**AIM**
Print the lines that start the entries and continue through the one holding "from matplotlib.patches import Rectangle", please, exactly and with the pictures omitted.

-- begin --

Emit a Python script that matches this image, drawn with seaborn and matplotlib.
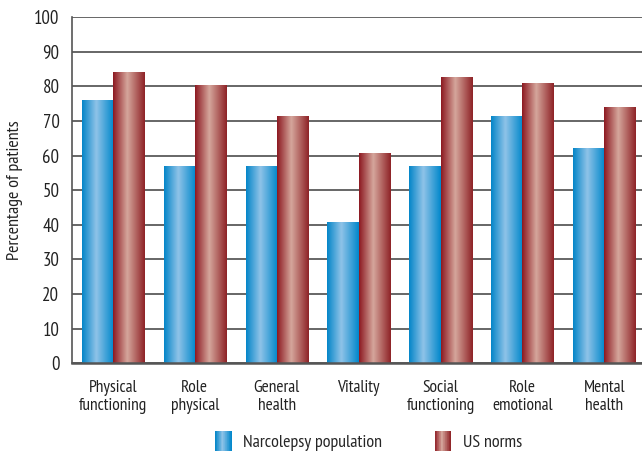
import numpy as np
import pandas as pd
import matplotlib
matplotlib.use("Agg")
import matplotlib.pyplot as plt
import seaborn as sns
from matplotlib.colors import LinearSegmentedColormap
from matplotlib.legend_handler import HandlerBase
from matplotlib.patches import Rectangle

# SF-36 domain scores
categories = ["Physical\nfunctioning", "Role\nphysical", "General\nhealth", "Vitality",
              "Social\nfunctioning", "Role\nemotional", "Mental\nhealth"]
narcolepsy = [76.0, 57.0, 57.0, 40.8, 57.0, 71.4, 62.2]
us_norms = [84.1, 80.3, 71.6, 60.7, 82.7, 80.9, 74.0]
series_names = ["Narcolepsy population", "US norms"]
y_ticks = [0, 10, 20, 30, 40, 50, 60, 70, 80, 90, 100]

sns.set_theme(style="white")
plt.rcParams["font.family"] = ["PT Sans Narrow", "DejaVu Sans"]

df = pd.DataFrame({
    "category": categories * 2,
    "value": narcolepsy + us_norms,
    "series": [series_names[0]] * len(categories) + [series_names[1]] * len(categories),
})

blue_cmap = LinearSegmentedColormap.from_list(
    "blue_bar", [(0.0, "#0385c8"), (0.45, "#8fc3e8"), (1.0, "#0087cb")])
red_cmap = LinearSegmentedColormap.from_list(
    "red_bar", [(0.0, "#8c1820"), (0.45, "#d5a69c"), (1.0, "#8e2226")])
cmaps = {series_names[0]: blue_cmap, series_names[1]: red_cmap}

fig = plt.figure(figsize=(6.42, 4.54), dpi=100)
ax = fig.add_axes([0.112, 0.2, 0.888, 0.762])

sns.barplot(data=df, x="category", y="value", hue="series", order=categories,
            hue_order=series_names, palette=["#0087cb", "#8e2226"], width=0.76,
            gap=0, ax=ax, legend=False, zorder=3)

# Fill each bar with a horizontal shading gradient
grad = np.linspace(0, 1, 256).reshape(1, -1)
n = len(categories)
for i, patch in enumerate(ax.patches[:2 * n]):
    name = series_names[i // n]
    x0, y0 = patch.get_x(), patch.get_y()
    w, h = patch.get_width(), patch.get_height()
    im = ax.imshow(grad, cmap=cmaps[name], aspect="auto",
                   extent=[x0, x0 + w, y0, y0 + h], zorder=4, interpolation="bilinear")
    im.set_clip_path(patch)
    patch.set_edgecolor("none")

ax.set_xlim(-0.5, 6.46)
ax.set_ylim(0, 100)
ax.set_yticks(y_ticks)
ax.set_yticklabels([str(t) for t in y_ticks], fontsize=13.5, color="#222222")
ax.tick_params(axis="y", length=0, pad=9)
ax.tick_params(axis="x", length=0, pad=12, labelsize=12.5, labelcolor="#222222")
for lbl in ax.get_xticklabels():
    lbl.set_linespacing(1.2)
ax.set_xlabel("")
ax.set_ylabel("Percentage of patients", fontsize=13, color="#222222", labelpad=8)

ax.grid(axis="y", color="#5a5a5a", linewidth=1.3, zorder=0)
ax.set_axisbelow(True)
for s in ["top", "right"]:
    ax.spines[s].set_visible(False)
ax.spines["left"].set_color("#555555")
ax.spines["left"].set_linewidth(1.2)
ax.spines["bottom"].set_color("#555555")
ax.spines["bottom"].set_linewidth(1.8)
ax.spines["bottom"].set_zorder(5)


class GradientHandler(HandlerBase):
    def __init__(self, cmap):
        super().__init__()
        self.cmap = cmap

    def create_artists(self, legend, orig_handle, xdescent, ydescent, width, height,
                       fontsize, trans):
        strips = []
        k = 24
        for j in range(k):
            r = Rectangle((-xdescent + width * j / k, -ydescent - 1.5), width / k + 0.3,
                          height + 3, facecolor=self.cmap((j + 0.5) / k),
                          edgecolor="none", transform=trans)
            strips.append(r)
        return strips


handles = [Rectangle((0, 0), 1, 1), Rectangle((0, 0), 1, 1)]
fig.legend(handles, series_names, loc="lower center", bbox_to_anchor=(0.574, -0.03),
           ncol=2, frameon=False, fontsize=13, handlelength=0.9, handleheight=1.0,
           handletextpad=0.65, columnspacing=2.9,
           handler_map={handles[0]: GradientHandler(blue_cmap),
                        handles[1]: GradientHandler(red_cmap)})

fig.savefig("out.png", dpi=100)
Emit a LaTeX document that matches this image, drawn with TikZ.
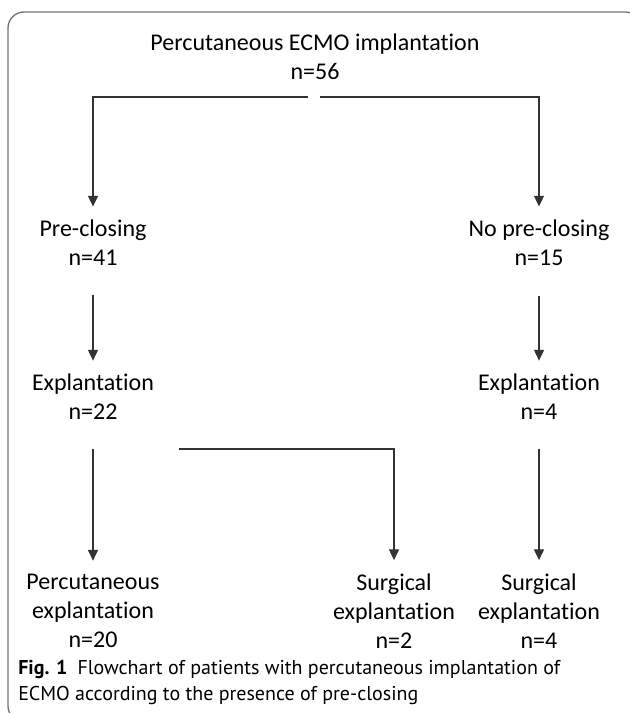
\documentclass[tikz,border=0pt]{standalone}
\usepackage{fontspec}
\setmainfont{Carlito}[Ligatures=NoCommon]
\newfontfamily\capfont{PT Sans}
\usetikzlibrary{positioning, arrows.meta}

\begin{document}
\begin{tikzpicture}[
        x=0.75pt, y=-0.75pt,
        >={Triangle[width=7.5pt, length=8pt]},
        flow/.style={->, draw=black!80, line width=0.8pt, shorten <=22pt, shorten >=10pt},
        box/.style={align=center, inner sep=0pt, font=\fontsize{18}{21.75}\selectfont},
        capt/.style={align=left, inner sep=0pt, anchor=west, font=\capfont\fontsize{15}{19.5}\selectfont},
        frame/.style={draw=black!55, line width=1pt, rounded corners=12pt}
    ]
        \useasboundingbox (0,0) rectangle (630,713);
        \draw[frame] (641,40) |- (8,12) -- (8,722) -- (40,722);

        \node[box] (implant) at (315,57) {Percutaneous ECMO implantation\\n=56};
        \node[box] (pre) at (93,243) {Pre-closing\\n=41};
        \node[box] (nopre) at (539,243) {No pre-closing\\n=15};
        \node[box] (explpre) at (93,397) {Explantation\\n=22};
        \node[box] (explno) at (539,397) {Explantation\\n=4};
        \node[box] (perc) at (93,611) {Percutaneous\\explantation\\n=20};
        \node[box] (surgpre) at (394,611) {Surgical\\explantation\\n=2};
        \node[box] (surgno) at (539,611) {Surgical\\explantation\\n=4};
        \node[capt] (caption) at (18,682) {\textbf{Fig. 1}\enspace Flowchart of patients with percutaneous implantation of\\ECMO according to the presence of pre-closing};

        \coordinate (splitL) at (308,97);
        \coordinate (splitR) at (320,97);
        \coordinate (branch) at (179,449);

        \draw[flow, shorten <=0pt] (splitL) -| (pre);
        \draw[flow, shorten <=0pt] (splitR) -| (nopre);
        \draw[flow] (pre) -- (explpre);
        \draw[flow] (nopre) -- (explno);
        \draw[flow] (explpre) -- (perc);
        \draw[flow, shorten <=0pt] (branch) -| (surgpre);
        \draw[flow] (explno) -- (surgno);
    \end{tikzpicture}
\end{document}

-- end --

**FULL ANSWER**
Emit a Python script that matches this image, drawn with seaborn and matplotlib.
import numpy as np
import pandas as pd
import matplotlib
matplotlib.use("Agg")
import matplotlib.pyplot as plt
import seaborn as sns
from matplotlib.colors import LinearSegmentedColormap
from matplotlib.legend_handler import HandlerBase
from matplotlib.patches import Rectangle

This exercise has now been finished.